It should be noted that while Thompson was often identified as a hero of the left, he often savaged Democrats, including President Clinton. "It's almost embarrassing to talk about Clinton as if he were important," Thompson wrote. "I'd almost prefer Nixon. I'd say Clinton is every bit as corrupt as Nixon, but a lot smoother."
The humor in Thompson's overboard style might have been lost because of his sad end. Nothing is funny about suicide. Still, many writers, including Ernest Hemingway, one of Thompson's heroes, have also taken their own lives -- and their work is no less revered.
Perhaps that's one reason why Thompson's loved ones plan to follow through on his final request.
"If it can be done, we will do it," said Thompson's longtime lawyer, George Tobia Jr. "Maybe it will be part of a public thing, or maybe one night a shot will ring out and people will know."
But as the call for a cannon goes out, it should be noted that Thompson's requests aren't that far out of line with the times.
Cremation, now the funeral choice of 26 percent of Americans, has been steadily gaining on traditional burial for three decades.
Human ashes are largely stored in urns. But a growing number of companies are offering spectacular services. Cremated remains are now being mixed with fireworks, blasted into space and even crushed into diamonds.

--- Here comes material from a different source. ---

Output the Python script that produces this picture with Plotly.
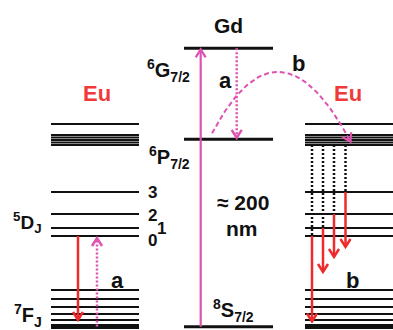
import numpy as np
import plotly.graph_objects as go

# ---- Energy levels (diagram units, higher = more energy) ----
eu_7F = [3.5, 10, 16, 23, 31, 40]          # 7F_J manifold (ground thick)
eu_5D = [94, 102, 116, 138]                # 5D_0..5D_3
eu_high = [206]                            # upper single level
eu_band = [195, 192.5, 190, 187.5, 185]    # dense upper band
gd_levels = [3.3, 190.7, 281.7]            # 8S7/2, 6P7/2, 6G7/2
d_labels = ["0", "1", "2", "3"]

# block extents
eu_left_x = [51, 139]
gd_x = [184, 273]
eu_right_x = [305, 396]

BLACK = "#111111"
PINK = "#de52b0"
RED = "#ee2a2a"
FONT = "Liberation Sans, Arial, sans-serif"

fig = go.Figure()


def hline(x, e, w, color=BLACK):
    fig.add_trace(go.Scatter(x=x, y=[e, e], mode="lines",
                             line=dict(color=color, width=w),
                             hoverinfo="skip", showlegend=False))


def chevron(tipx, tipe, dx, de, color, w, hl=8, hw=5):
    n = np.hypot(dx, de)
    ux, ue = dx / n, de / n
    px, pe = -ue, ux
    bx, be = tipx - ux * hl, tipe - ue * hl
    fig.add_trace(go.Scatter(
        x=[bx + px * hw, tipx, bx - px * hw],
        y=[be + pe * hw, tipe, be - pe * hw],
        mode="lines", line=dict(color=color, width=w),
        hoverinfo="skip", showlegend=False))


def arrow(x0, e0, x1, e1, color, w=2.2, dash="solid", head=True):
    fig.add_trace(go.Scatter(x=[x0, x1], y=[e0, e1], mode="lines",
                             line=dict(color=color, width=w, dash=dash),
                             hoverinfo="skip", showlegend=False))
    if head:
        chevron(x1, e1, x1 - x0, e1 - e0, color, w)


# ---- levels ----
for blk in (eu_left_x, eu_right_x):
    hline(blk, eu_7F[0], 5)
    for e in eu_7F[1:]:
        hline(blk, e, 2)
    for e in eu_5D:
        hline(blk, e, 2)
    for e in eu_high:
        hline(blk, e, 2)
    for e in eu_band:
        hline(blk, e, 2)

for e in gd_levels:
    hline(gd_x, e, 3)

# ---- arrows ----
# Gd excitation (~200 nm)
arrow(200.7, gd_levels[0], 200.7, gd_levels[2] - 1, PINK, 2.2)
# Gd relaxation a
arrow(236.7, gd_levels[2], 236.7, gd_levels[1] + 1.5, PINK, 2.5, dash="2px,2px")
# Left Eu: excitation a (dotted) and emission (red)
arrow(97, eu_7F[0], 97, eu_5D[0] - 2, PINK, 2.5, dash="2px,2px")
arrow(78, eu_5D[0], 78, eu_7F[1], RED, 2.5)

# Right Eu: nonradiative (dotted black) then emissions (red)
right_x = [312, 323, 334, 345.5]
emit_end = [eu_7F[0] + 5, 58, 73, 83]
for xx, e5, ee in zip(right_x, eu_5D, emit_end):
    arrow(xx, eu_band[-1], xx, e5, BLACK, 2.5, dash="2px,2px", head=False)
    arrow(xx, e5, xx, ee, RED, 2.5)

# Curved energy transfer b (Gd -> Eu)
p0 = np.array([212.0, 196.7])
c = np.array([279.0, 323.5])
p2 = np.array([350.5, 188.3])
t = np.linspace(0, 1, 60)
bz = ((1 - t)[:, None] ** 2) * p0 + (2 * t * (1 - t))[:, None] * c + (t[:, None] ** 2) * p2
fig.add_trace(go.Scatter(x=bz[:, 0], y=bz[:, 1], mode="lines",
                         line=dict(color=PINK, width=2, dash="5px,3px"),
                         hoverinfo="skip", showlegend=False))
chevron(p2[0], p2[1], p2[0] - c[0], p2[1] - c[1], PINK, 2.2)

# ---- text ----
def label(x, e, text, size, color=BLACK, xanchor="center"):
    fig.add_annotation(x=x, y=e, text=text, showarrow=False,
                       xanchor=xanchor, yanchor="middle",
                       font=dict(family=FONT, size=size, color=color))


label(228, 305, "<b>Gd</b>", 21)
label(97, 237, "<b>Eu</b>", 22, color="#f03a3a")
label(348, 237, "<b>Eu</b>", 22, color="#f03a3a")
label(192, 260, "<b><sup>6</sup>G<sub>7/2</sub></b>", 20, xanchor="right")
label(192, 173, "<b><sup>6</sup>P<sub>7/2</sub></b>", 20, xanchor="right")
label(44, 108, "<b><sup>5</sup>D<sub>J</sub></b>", 19, xanchor="right")
label(44, 15, "<b><sup>7</sup>F<sub>J</sub></b>", 20, xanchor="right")
for txt, xx, e in zip(d_labels, [152, 161, 152, 152], [90, 102, 115, 138]):
    label(xx, e, "<b>%s</b>" % txt, 17)
label(117, 50, "<b>a</b>", 22)
label(225, 250, "<b>a</b>", 22)
label(298, 267, "<b>b</b>", 22)
label(352, 50, "<b>b</b>", 22)
label(243, 128, "<b>\u2248 200</b>", 21)
label(242, 102, "<b>nm</b>", 21)
label(233, 20, "<b><sup>8</sup>S<sub>7/2</sub></b>", 20)

fig.update_layout(
    width=393, height=330,
    margin=dict(l=0, r=0, t=0, b=0),
    paper_bgcolor="white", plot_bgcolor="white",
    xaxis=dict(range=[0, 393], visible=False, fixedrange=True),
    yaxis=dict(range=[0, 330], visible=False, fixedrange=True),
    showlegend=False,
)

fig.write_html("out.html", config={"displayModeBar": False})

# remove the browser's default body margin so the figure fills the window
with open("out.html", "r", encoding="utf-8") as f:
    html = f.read()
html = html.replace("<head>", "<head><style>html,body{margin:0;padding:0;overflow:hidden;}</style>", 1)
with open("out.html", "w", encoding="utf-8") as f:
    f.write(html)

Surely Thompson would approve of these gonzo practices, and if the family can't find a suitable cannon, they may wish to consider one of these ash alternatives:
1. A Flare for Drama: If you're ready to go out in a blaze of glory, several companies will mix your ashes with an assortment of fireworks. For $3,500, Angels Flight of Castaic, Calif., will put on a beachside funeral service filled with snap, crackle and pop.
For an even greater high, the Florida-based Eternal Ascent Society scatters human remains in high-altitude balloons. For packages ranging from $1,000 to $2,000, you get a 5-foot-wide, biodegradable balloon filled with helium that will soar 30,000 feet in the sky. Once reaching that altitude, the balloon will freeze and burst, scattering the ashes of your loved one.
2. Wearable Cremations That Sparkle: If you think your spouse is a real gem now, a funeral service in Illinois is ready to turn your loved one's ashes into diamonds that you can wear as jewelry.
"The Wolf Files" originally reported on LifeGem in 2003, when the company transformed the cremated remains of a 27-year-old woman from Phoenix -- its first human client --into six sparkling stones. The company has now taken more than 300 orders, and the service is available through 482 funeral parlors throughout the United States as well as Canada, Australia and Britain.
A .29-carat gem made from your loved one's ashes costs less than $2,500. It will have "the same brilliance, fire, and hardness as any high-quality diamond you may find at Tiffany's," according to company literature.
Just remember one thing: Before you're tempted to rush an unwanted relative off to the diamond factory, just remember that a laboratory-made diamond still costs more than natural ones.
3. Eternal Shelf Life as a Knickknack: Now, you can rest in piece, and on someone's desk. Crystal Eternity of California handcrafts molten glass mixed with human ashes for a one-of-a-kind, 3-inch sphere that is mounted on a silver base with an engraved plaque bearing the person's name.